Trauma = any significantly negative event. Trauma does not necessarily involve violence, abuse, an extreme act of injustice committed upon us, or extreme physical pain. Trauma, in the context of psychology and emotional being, is any experience that had a significantly negative effect on us. This is important to understand when considering “trauma” because in this context we all experience trauma.

– All it takes is one moment, one wrong look, one comment, for trauma to occur and subsequently cause our automatic emotional and physical responses to be improperly – and perhaps increasingly – negative during similar occurrences in the future.

– Trauma example:  Little girl given a guitar at a campfire:  Her father swooped down and shouted, “Hey, put that thing down and stop making so much noise!” Her mom joined in, “I wouldn’t be singing with that voice, honey.” … That’s all it took (to form a negative impression of what she can or can’t do)…

In that moment she was inoculated against creative expression. An emotionally charged reprimand like that translates in a child’s mind as, “When I sing and play music, I am only making noise and bothering people.” Her parents had essentially injected this viral belief into her and possibly created a trauma.

– A single event like that can stop us cold. Remember, at that early age, we are in a semitrance; we look to our parents, our authority figures, to give us the lowdown on who we are and what we can or cannot do in life. Their view of us informs our sense of self and where we belong.

Often when someone discovers that their exhalation is more challenging than their inhalation, that correlates to “holding things in” versus expressing freely.

– The WBI belief process helps you access this web of information so you can: • Recognize what has been running you from below the level of conscious awareness • Become aware of physiological and emotional components of your viral beliefs • Work with the beliefs where they live— in the body as well as the mind • Clear outdated beliefs • Install new ones

– Reaching a goal boils down to three essentials: staying engaged, building resilience, and embodying your purpose from head to toe.

Now that you have developed a keen sense of what is happening in your body, this awareness can help you maintain positive energy and forward momentum.
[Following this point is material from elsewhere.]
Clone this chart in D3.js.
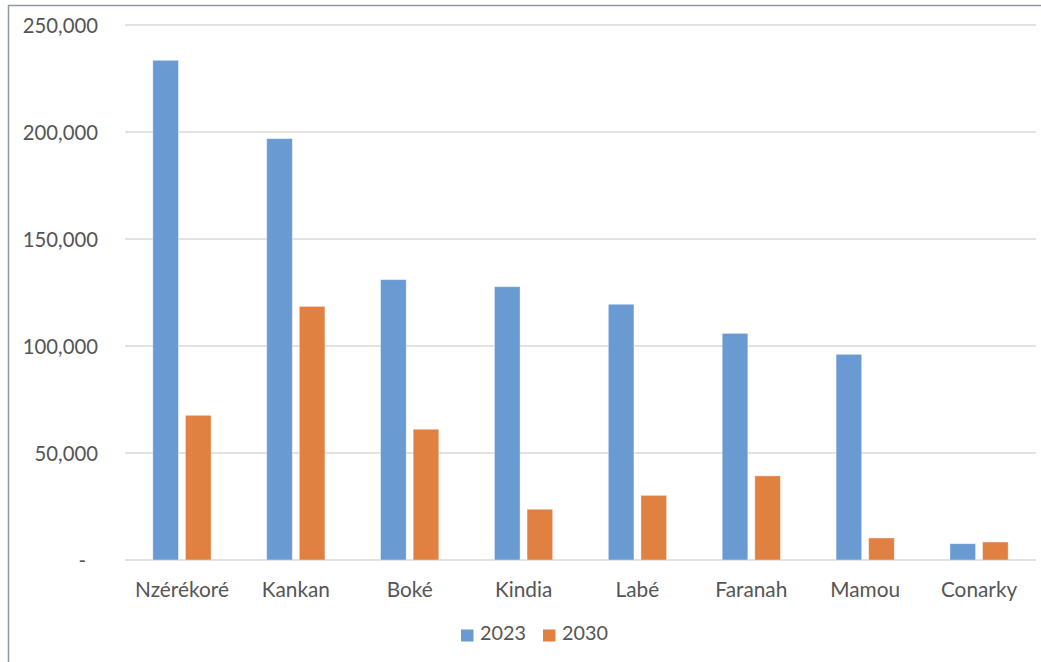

Moreover, you are now in a position to notice when you are about to sabotage yourself, stop, reboot, and prevent the old story from playing out again.

– From a whole-body perspective, resilience means getting up from your desk when the inspiration starts to fail. When ideas aren’t flowing easily or your back hurts, you can choose to take a walk or employ a mindfulness practice, like the rebooting technique.

– The really important thing is your recommitment. It’s the returning and the recommitting to your goal, your life journey, that’s the important thing. We need to learn about recommitment because that’s really, as I see it, the key to resilience.

Your breath is the gear shift between the sympathetic and parasympathetic sides of your autonomic nervous system. Breathing to calm yourself down is not simply an exercise to give you a sense of emotional control, but also a physiological tool to regulate your body’s hormonal stress response.  Basically, breathing in oxygen and breathing out carbon dioxide is helping to calm your system whether you realize it or not.  Breathing shifts us into the parasympathetic system, where all healing takes place.